All of those sources of flexibility will grow and help to smooth out renewables. Storage won’t have to do all the work on its own. That, too, should ease the price pressure.”

“a renewables+storage system also gets easier if renewables get cheaper. The numbers that Trancik’s team use for renewables are quite conservative. (For instance, $1/Watt solar costs are already being beat routinely in the US.) If renewable energy continues to defy expectations and plunge in cost, it would become cheaper and easier to oversize renewables and curtail the excess energy. That in turn would ease pressure on storage.”

“the headline $20/kWh cost target for energy storage is almost certainly more stringent than what will be required in the real world. Even the $150/kWh target required for an EAF of 95 percent is likely too stringent. In the real world, storage will be assisted by other forms of grid flexibility like long-distance transmission, load flexibility, and microgrids, along with regulatory and legislative reforms. And renewables will probably continue to get cheaper faster than anyone predicts.

So let’s call the target $150-$200, or thereabouts. Can storage hit that?”

“There are two key characteristics of a storage technology: power capacity and energy capacity. Roughly speaking, power capacity refers to how fast you can get energy out of it, measured in kW; energy capacity refers to how much energy you can store in it, measured in kWh. Each is priced separately, power capacity costs and energy capacity costs. The latter is the number we’ve been using for targets”
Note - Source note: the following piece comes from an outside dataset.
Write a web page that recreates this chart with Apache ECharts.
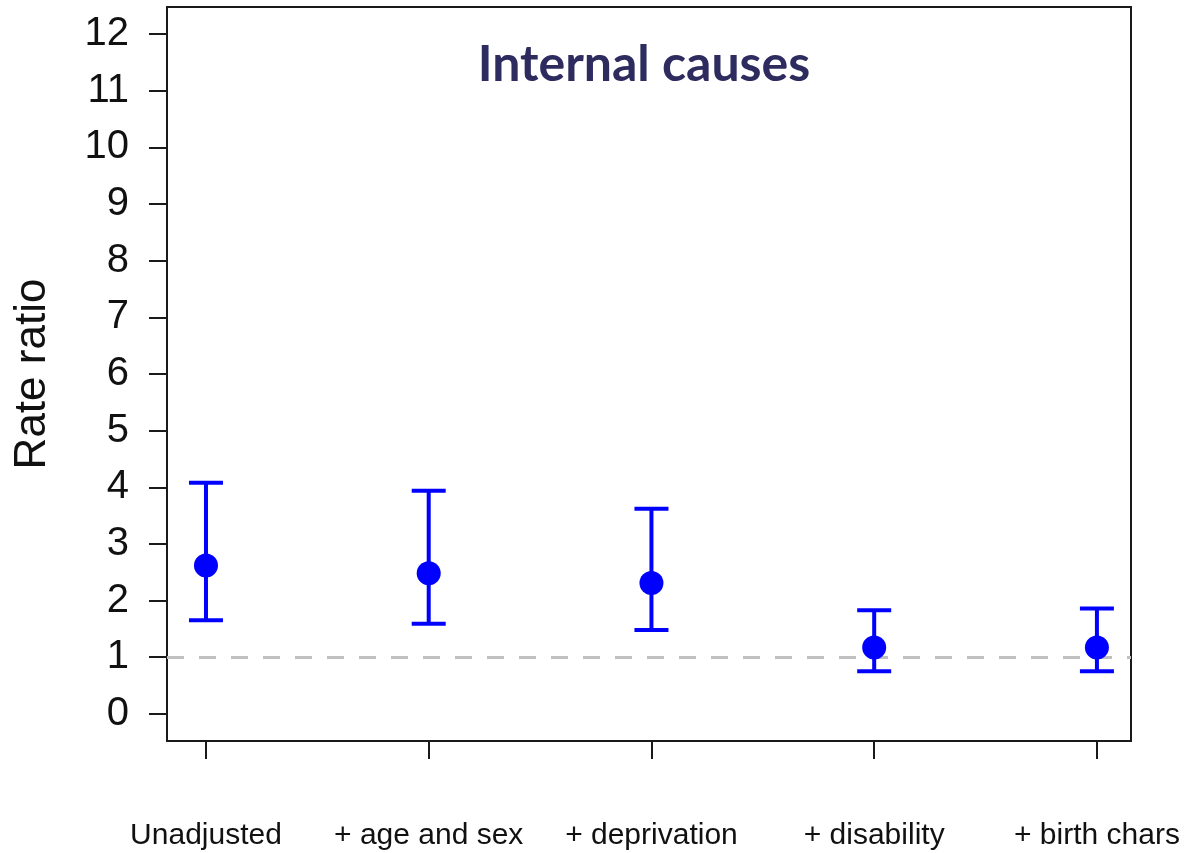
<!DOCTYPE html>
<html>
<head>
<meta charset="utf-8">
<script src="https://cdn.jsdelivr.net/npm/echarts@6/dist/echarts.min.js"></script>
<style>
html,body{margin:0;padding:0;background:#fff;}
#main{width:1188px;height:853px;}
</style>
</head>
<body>
<div id="main"></div>
<script>
var categories = ['Unadjusted', '+ age and sex', '+ deprivation', '+ disability', '+ birth chars'];
var estimates = [2.62, 2.48, 2.31, 1.17, 1.17];
var lowerCI = [1.65, 1.59, 1.48, 0.75, 0.75];
var upperCI = [4.08, 3.94, 3.62, 1.83, 1.86];
var yTicks = [0, 1, 2, 3, 4, 5, 6, 7, 8, 9, 10, 11, 12];
var xPositions = [1, 2, 3, 4, 5];
var referenceValue = 1;
var titleText = 'Internal causes';
var yAxisTitle = 'Rate ratio';

var chart = echarts.init(document.getElementById('main'), null, {renderer: 'canvas'});

var errData = xPositions.map(function (x, i) { return [x, lowerCI[i], upperCI[i]]; });
var pointData = xPositions.map(function (x, i) { return [x, estimates[i]]; });

var option = {
  backgroundColor: '#ffffff',
  animation: false,
  title: {
    text: titleText,
    left: 639,
    top: 35,
    textAlign: 'center',
    textStyle: {
      fontFamily: 'Lato',
      fontWeight: 'bold',
      fontSize: 50,
      color: '#2e2b5f'
    }
  },
  grid: {
    left: 167, right: 57, top: 7, bottom: 112,
    show: true, borderColor: '#1a1a1a', borderWidth: 2, backgroundColor: 'transparent'
  },
  xAxis: {
    type: 'value',
    min: 0.825, max: 5.153,
    splitLine: {show: false},
    axisLine: {show: true, onZero: false, lineStyle: {color: '#1a1a1a', width: 2}},
    axisTick: {show: true, length: 18, customValues: xPositions, lineStyle: {color: '#1a1a1a', width: 2}},
    axisLabel: {
      customValues: xPositions,
      margin: 80,
      fontFamily: 'Liberation Sans',
      fontSize: 30,
      color: '#111',
      formatter: function (v) { return categories[Math.round(v) - 1] || ''; }
    }
  },
  yAxis: {
    type: 'value',
    min: -0.48, max: 12.48,
    name: yAxisTitle,
    nameLocation: 'middle',
    nameGap: 112,
    nameTextStyle: {fontFamily: 'Liberation Sans', fontSize: 44, color: '#111'},
    splitLine: {show: false},
    axisLine: {show: true, onZero: false, lineStyle: {color: '#1a1a1a', width: 2}},
    axisTick: {show: true, length: 18, customValues: yTicks, lineStyle: {color: '#1a1a1a', width: 2}},
    axisLabel: {
      customValues: yTicks,
      margin: 38,
      fontFamily: 'Liberation Sans',
      fontSize: 40,
      color: '#111'
    }
  },
  series: [
    {
      type: 'custom',
      name: 'CI',
      data: errData,
      encode: {x: 0, y: [1, 2]},
      renderItem: function (params, api) {
        var x = api.value(0);
        var lo = api.coord([x, api.value(1)]);
        var hi = api.coord([x, api.value(2)]);
        var hw = 17;
        var style = {stroke: '#0000ff', lineWidth: 4, fill: null};
        return {
          type: 'group',
          children: [
            {type: 'line', shape: {x1: lo[0], y1: lo[1], x2: hi[0], y2: hi[1]}, style: style},
            {type: 'line', shape: {x1: lo[0] - hw, y1: lo[1], x2: lo[0] + hw, y2: lo[1]}, style: style},
            {type: 'line', shape: {x1: hi[0] - hw, y1: hi[1], x2: hi[0] + hw, y2: hi[1]}, style: style}
          ]
        };
      },
      z: 3
    },
    {
      type: 'scatter',
      name: 'Estimate',
      data: pointData,
      symbol: 'circle',
      symbolSize: 24,
      itemStyle: {color: '#0000ff', opacity: 1},
      z: 4,
      markLine: {
        silent: true,
        symbol: ['none', 'none'],
        label: {show: false},
        lineStyle: {color: '#c0c0c0', width: 3, type: [17, 15]},
        data: [{yAxis: referenceValue}],
        z: 2
      }
    }
  ]
};
chart.setOption(option);
</script>
</body>
</html>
“It expects, by 2030, “a drop in the total installed cost for Li-ion batteries for stationary applications to between USD 145 per kilowatt-hour (kWh) and USD 480/kWh, depending on battery chemistry.” Hey, $145 is well within our target range!

Nonetheless, lithium-ion batteries are limited. Researchers generally treat the raw materials costs of a storage technology as the lower possible bound of its total costs. Manufacturing and transportation costs can be lowered with scale, but materials costs are stubborn, and the materials involved in Li-ion batteries alone are costly enough that they will likely never hit $20/kWh. In the $150 range, though — that’s doable.”
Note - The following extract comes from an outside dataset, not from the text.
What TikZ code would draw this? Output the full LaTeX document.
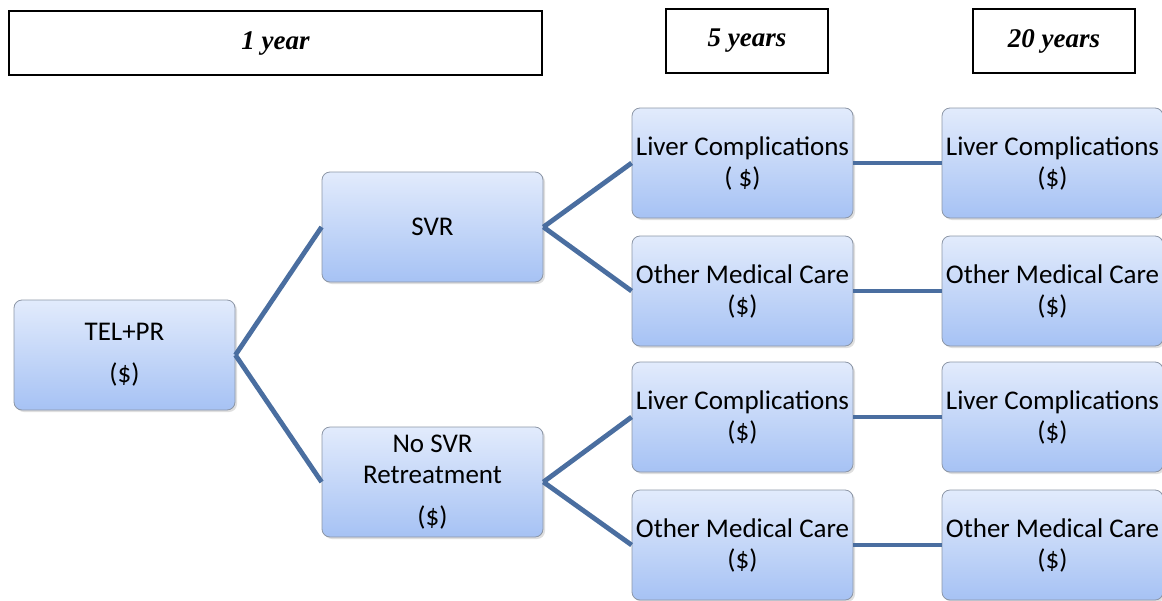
\documentclass[tikz,border=0pt]{standalone}
\usepackage{fontspec}
\setmainfont{Carlito}
\newfontfamily\headfont{Liberation Serif}
\usepackage{xcolor}
\usetikzlibrary{shadows}

\definecolor{boxtop}{HTML}{E2EBFC}
\definecolor{boxbot}{HTML}{A6C2F4}
\definecolor{boxline}{HTML}{8C96A6}
\definecolor{linkblue}{HTML}{4A6EA0}

\tikzset{
	state/.style={draw=boxline,line width=0.8pt,rounded corners=8pt,
		top color=boxtop,bottom color=boxbot,
		minimum width=221pt,minimum height=110pt,inner sep=0pt,align=center,
		font=\fontsize{27}{31}\selectfont,
		drop shadow={shadow xshift=2pt,shadow yshift=-2pt,opacity=0.25}},
	period/.style={draw=black,line width=1.2pt,minimum height=64pt,inner sep=0pt,
		font=\headfont\bfseries\itshape\fontsize{27}{30}\selectfont},
	link/.style={draw=linkblue,line width=4.8pt}
}

\begin{document}
\begin{tikzpicture}[x=1pt,y=-1pt]
	\useasboundingbox (0,0) rectangle (1162,600);
	% time periods
	\node[period,minimum width=533pt] (P1) at (275.5,43) {1 year};
	\node[period,minimum width=162pt] (P5) at (747,41) {5 years};
	\node[period,minimum width=162pt] (P20) at (1054,41) {20 years};
	% nodes
	\node[state] (T) at (124.5,355) {TEL+PR\\[11pt](\$)};
	\node[state] (S) at (432.5,227) {SVR};
	\node[state] (N) at (432.5,482) {No SVR\\Retreatment\\[11pt](\$)};
	\node[state] (SL) at (742.5,163) {Liver Complications\\( \$)};
	\node[state] (SO) at (742.5,291) {Other Medical Care\\(\$)};
	\node[state] (NL) at (742.5,417) {Liver Complications\\(\$)};
	\node[state] (NO) at (742.5,545) {Other Medical Care\\(\$)};
	\node[state] (SL') at (1052.5,163) {Liver Complications\\(\$)};
	\node[state] (SO') at (1052.5,291) {Other Medical Care\\(\$)};
	\node[state] (NL') at (1052.5,417) {Liver Complications\\(\$)};
	\node[state] (NO') at (1052.5,545) {Other Medical Care\\(\$)};
	%
	\path[link]
	% branches
	(T.east) edge (S.west)
	(T.east) edge (N.west)
	(S.east) edge (SL.west)
	(S.east) edge (SO.west)
	(N.east) edge (NL.west)
	(N.east) edge (NO.west)
	% horizontal links
	(SL) edge (SL')
	(SO) edge (SO')
	(NL) edge (NL')
	(NO) edge (NO');
\end{tikzpicture}
\end{document}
“How about flow batteries? “The two main flow battery technologies — vanadium redox flow and zinc bromine flow — had total installation costs in 2016 of between USD 315 and USD 1,680/kWh,” IRENA reports. “By 2030, the cost is expected to come down to between USD 108 and USD 576/kWh.” Yes, $108 is well within our target range. (Note that there are flow battery companies already claiming to beat that.)

High-temperature sodium sulphur (NaS) and sodium nickel chloride batteries have been around for a while, but they are also expected to get much cheaper. “Cost reductions of up to 75% could be achieved by 2030, with NaS battery installation cost decreasing to between USD 120 and USD 330/kWh,” says IRENA. “In parallel, the energy installation cost of the sodium nickel chloride high-temperature battery could fall from the current USD 315 to USD 490/kWh to between USD 130 and USD 200/kWh by 2030.” Again, at the lower end, well within our target range.

CAES costs are extremely site-specific, as they depend on a reservoir in which to pump the air. “The typical installation cost is estimated to be approximately USD 50/kWh,” says IRENA, “possibly dropping to USD 40/kWh if an existing reservoir is available.”

Then there are thermal-storage options, like the increasingly popular option of storing electricity as heat in molten salt, with claims of energy capacity costs as low as $50/kWh.”

“Storage is rapidly evolving, diversifying, and falling in cost, to the point that wind and solar power plants coupled with storage are beginning to compete directly with fossil fuel power plants on cost. That’s only going to accelerate as both renewables and storage get cheaper. Providing all of US power, all day every day, will require oversizing renewables and installing an enormous amount of storage, but if they get cheap enough, that’s what we’ll do.

To put that more plainly: A US energy grid run entirely on renewable energy (at least 95 percent of the time), leaning primarily on energy storage to provide grid flexibility, may be more realistic, and closer to hand, than conventional wisdom has it.”